■ **What you will do**: Pictures in the entries below are to be left out; otherwise, reproduce exactly the lines from the first through the line containing "800, 900, 1000]".

____________

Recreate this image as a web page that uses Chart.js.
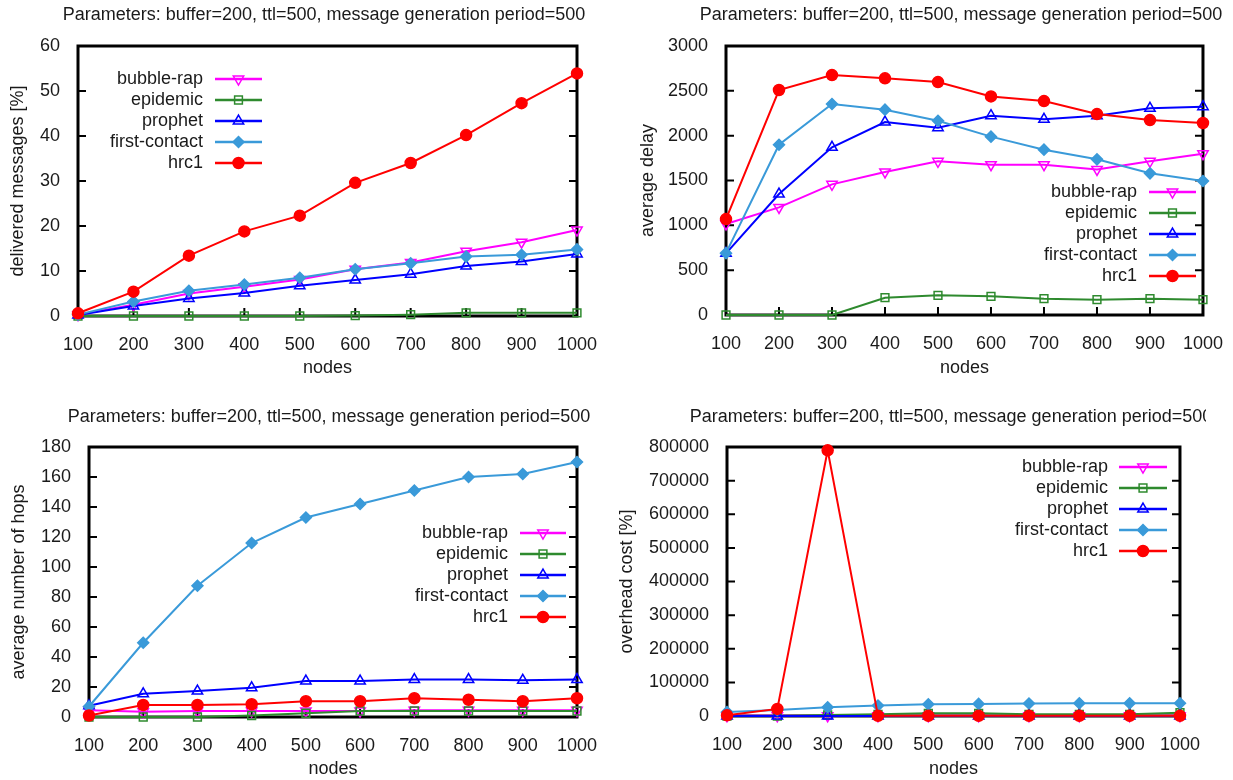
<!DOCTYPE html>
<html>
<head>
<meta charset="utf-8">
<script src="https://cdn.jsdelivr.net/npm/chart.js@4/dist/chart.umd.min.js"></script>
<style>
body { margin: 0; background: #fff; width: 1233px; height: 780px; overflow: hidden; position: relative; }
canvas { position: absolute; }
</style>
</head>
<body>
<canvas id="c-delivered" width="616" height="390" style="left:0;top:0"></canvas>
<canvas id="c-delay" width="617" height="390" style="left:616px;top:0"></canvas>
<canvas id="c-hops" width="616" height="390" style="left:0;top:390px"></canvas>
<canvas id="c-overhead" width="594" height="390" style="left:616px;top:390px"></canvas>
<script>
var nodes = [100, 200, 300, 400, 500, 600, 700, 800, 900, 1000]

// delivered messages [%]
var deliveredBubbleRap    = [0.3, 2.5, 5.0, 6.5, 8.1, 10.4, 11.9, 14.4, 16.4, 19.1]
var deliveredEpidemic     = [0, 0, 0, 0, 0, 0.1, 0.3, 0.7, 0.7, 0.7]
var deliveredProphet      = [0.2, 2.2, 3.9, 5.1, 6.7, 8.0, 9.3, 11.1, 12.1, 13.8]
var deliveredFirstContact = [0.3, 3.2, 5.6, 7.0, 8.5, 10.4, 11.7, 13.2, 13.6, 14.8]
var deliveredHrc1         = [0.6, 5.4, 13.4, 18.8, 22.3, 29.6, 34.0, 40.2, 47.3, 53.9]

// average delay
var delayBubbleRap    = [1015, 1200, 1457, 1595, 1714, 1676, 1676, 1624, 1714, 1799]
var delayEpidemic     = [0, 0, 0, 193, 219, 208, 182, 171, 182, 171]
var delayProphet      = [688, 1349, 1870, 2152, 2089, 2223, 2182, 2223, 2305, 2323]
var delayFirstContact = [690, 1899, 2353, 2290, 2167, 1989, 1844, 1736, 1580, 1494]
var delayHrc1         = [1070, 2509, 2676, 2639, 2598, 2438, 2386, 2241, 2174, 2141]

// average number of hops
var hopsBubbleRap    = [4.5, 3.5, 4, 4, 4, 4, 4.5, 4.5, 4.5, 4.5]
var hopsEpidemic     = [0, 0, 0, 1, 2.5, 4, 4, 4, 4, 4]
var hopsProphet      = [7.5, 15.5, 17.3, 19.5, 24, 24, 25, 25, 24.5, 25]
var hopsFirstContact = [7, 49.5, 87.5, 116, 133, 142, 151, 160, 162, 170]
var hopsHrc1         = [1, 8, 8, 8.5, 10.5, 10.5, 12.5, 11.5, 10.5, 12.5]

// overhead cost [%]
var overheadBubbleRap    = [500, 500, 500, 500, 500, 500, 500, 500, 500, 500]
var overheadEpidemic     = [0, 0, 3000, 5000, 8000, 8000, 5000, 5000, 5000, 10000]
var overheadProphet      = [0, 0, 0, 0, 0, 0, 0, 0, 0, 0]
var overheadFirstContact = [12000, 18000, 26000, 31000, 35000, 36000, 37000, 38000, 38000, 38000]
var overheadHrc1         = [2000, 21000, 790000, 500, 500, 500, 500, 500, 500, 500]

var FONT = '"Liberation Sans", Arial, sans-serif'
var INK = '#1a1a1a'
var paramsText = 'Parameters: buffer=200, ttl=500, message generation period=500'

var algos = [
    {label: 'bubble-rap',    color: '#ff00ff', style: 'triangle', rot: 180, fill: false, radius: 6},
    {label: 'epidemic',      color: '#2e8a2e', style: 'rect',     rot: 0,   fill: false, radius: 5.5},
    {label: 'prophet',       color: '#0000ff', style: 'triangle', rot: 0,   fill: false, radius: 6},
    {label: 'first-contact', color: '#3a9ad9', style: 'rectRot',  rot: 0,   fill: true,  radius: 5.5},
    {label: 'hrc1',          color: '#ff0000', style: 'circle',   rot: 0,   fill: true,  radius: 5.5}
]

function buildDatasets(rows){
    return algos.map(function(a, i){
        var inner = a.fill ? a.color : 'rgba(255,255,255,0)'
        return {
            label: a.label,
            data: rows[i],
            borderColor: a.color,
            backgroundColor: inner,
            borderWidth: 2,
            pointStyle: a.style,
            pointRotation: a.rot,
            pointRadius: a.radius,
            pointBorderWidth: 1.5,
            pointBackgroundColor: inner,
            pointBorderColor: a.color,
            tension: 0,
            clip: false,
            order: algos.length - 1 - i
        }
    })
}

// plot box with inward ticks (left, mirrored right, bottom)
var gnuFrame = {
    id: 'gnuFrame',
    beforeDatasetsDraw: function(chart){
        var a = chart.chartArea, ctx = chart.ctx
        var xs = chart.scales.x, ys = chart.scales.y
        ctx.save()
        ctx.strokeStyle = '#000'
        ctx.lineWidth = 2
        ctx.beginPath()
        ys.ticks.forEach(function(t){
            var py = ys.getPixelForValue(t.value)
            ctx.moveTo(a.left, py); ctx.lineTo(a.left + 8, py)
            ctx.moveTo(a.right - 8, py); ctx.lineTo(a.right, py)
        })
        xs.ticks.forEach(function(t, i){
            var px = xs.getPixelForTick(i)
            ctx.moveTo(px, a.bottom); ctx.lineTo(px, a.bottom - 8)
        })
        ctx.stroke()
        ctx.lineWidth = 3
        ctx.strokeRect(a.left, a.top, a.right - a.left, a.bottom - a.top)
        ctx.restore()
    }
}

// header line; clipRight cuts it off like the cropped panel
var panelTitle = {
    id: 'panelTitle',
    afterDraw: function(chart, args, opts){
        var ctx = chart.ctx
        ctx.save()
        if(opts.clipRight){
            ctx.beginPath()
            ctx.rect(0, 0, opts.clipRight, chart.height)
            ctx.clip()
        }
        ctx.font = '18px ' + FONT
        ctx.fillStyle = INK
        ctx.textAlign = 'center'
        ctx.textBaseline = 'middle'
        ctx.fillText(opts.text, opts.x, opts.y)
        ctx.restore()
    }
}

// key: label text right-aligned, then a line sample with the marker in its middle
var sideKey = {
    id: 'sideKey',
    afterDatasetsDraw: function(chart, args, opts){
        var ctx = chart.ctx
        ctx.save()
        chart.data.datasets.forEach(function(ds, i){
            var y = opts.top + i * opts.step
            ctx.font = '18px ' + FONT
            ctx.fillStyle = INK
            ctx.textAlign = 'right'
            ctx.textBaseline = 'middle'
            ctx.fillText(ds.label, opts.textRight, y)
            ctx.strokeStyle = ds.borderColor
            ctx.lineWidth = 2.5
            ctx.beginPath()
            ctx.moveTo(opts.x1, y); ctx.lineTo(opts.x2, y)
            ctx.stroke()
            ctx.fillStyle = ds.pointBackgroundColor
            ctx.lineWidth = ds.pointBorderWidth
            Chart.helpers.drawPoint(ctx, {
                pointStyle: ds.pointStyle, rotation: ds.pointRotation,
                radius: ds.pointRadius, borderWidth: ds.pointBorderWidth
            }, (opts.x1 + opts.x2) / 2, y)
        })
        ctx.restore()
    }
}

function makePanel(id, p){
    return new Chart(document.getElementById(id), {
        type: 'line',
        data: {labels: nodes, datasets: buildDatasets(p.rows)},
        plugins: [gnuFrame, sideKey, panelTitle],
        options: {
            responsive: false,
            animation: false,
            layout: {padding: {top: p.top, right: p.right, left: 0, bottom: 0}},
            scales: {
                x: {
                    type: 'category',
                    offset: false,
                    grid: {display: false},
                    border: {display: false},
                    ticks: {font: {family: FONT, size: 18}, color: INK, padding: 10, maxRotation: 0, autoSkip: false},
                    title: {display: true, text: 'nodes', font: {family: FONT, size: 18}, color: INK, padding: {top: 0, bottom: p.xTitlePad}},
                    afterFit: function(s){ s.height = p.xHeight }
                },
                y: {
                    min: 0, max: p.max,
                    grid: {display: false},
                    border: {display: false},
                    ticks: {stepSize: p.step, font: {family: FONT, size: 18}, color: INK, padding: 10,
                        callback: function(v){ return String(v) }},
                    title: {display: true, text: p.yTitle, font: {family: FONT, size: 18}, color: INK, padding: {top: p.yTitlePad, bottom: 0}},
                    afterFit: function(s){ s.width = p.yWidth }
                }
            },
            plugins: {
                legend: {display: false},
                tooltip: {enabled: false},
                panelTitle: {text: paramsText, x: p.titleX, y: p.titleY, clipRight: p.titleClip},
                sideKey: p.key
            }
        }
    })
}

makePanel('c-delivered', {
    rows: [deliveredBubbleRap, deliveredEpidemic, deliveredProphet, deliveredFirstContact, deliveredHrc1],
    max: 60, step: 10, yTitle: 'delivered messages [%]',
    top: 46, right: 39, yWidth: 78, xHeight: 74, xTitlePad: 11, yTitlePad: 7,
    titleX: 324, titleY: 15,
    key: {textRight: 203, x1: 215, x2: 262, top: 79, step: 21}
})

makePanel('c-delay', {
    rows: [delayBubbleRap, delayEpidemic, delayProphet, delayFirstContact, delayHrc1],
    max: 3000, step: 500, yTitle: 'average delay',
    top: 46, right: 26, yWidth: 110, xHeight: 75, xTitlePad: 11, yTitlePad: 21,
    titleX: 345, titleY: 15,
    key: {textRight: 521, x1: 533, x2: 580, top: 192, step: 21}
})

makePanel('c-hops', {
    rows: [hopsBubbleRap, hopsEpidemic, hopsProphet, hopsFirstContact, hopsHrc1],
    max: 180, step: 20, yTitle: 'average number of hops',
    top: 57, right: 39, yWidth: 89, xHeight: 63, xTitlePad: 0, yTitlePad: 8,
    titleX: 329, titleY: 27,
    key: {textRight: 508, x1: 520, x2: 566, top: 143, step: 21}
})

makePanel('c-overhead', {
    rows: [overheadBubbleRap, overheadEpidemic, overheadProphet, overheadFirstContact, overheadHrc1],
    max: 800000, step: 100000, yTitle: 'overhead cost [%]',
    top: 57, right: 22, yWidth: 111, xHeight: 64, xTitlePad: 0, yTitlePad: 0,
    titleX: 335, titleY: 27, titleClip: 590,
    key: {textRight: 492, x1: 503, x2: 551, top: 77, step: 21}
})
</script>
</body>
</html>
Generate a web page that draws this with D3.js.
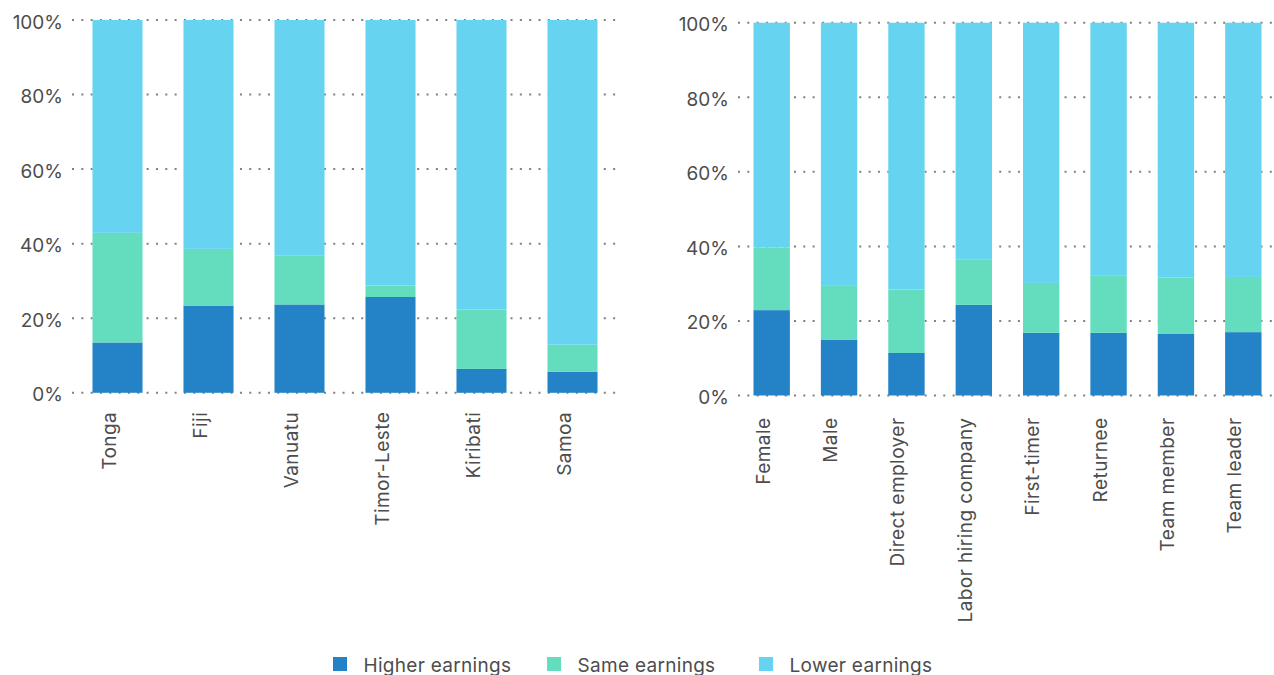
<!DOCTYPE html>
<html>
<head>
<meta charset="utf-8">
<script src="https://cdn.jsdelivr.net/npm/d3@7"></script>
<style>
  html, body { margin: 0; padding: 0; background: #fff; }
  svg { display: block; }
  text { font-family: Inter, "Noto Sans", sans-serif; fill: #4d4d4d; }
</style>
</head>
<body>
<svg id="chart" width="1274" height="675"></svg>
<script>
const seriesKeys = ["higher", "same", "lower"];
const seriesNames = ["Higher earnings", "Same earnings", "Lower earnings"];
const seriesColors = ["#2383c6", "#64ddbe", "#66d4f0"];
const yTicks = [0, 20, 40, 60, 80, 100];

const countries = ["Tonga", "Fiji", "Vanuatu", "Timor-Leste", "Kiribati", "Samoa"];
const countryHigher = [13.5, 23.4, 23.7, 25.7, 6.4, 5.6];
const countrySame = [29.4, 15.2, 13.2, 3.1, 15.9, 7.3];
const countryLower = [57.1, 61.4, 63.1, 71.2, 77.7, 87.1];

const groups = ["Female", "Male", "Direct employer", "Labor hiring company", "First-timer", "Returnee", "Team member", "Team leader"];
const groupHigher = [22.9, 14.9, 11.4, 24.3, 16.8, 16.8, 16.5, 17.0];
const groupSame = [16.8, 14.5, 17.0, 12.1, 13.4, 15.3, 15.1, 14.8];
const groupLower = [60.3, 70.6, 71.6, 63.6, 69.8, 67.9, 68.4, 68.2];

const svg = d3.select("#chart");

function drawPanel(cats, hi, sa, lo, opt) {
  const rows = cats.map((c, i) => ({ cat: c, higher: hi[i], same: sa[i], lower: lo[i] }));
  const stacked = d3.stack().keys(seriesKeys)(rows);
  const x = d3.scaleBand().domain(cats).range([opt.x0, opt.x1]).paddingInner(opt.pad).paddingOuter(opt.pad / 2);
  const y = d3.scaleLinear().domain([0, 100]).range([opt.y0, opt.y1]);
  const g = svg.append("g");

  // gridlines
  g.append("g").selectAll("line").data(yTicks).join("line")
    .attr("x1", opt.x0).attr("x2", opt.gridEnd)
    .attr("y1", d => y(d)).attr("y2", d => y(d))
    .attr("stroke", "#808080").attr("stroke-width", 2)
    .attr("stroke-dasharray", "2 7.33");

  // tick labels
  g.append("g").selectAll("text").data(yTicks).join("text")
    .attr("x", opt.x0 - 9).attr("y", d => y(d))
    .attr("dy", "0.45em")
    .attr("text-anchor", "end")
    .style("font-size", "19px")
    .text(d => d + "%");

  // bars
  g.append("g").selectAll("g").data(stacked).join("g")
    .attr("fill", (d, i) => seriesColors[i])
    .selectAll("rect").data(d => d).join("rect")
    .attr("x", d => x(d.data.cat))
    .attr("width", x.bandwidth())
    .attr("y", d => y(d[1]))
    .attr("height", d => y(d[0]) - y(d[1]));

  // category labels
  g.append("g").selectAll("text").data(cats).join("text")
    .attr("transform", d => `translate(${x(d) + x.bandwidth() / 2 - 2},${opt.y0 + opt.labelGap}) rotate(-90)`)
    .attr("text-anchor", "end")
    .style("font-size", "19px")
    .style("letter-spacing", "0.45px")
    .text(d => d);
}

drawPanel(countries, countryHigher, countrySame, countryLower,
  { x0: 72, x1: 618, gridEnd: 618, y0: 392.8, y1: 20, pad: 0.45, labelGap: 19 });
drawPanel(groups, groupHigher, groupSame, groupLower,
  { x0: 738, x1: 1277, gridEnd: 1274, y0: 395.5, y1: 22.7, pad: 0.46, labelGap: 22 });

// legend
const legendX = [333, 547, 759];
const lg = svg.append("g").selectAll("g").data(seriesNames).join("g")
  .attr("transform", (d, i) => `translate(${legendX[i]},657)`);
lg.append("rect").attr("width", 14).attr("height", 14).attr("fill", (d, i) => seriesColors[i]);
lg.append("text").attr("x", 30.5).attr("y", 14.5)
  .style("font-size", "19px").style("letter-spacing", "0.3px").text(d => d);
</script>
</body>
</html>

____________

■ **Output**:
Recreate this image as a web page that uses Chart.js.
<!DOCTYPE html>
<html>
<head>
<meta charset="utf-8">
<script src="https://cdn.jsdelivr.net/npm/chart.js@4/dist/chart.umd.min.js"></script>
<style>
body { margin: 0; background: #fff; width: 1233px; height: 780px; overflow: hidden; position: relative; }
canvas { position: absolute; }
</style>
</head>
<body>
<canvas id="c-delivered" width="616" height="390" style="left:0;top:0"></canvas>
<canvas id="c-delay" width="617" height="390" style="left:616px;top:0"></canvas>
<canvas id="c-hops" width="616" height="390" style="left:0;top:390px"></canvas>
<canvas id="c-overhead" width="594" height="390" style="left:616px;top:390px"></canvas>
<script>
var nodes = [100, 200, 300, 400, 500, 600, 700, 800, 900, 1000]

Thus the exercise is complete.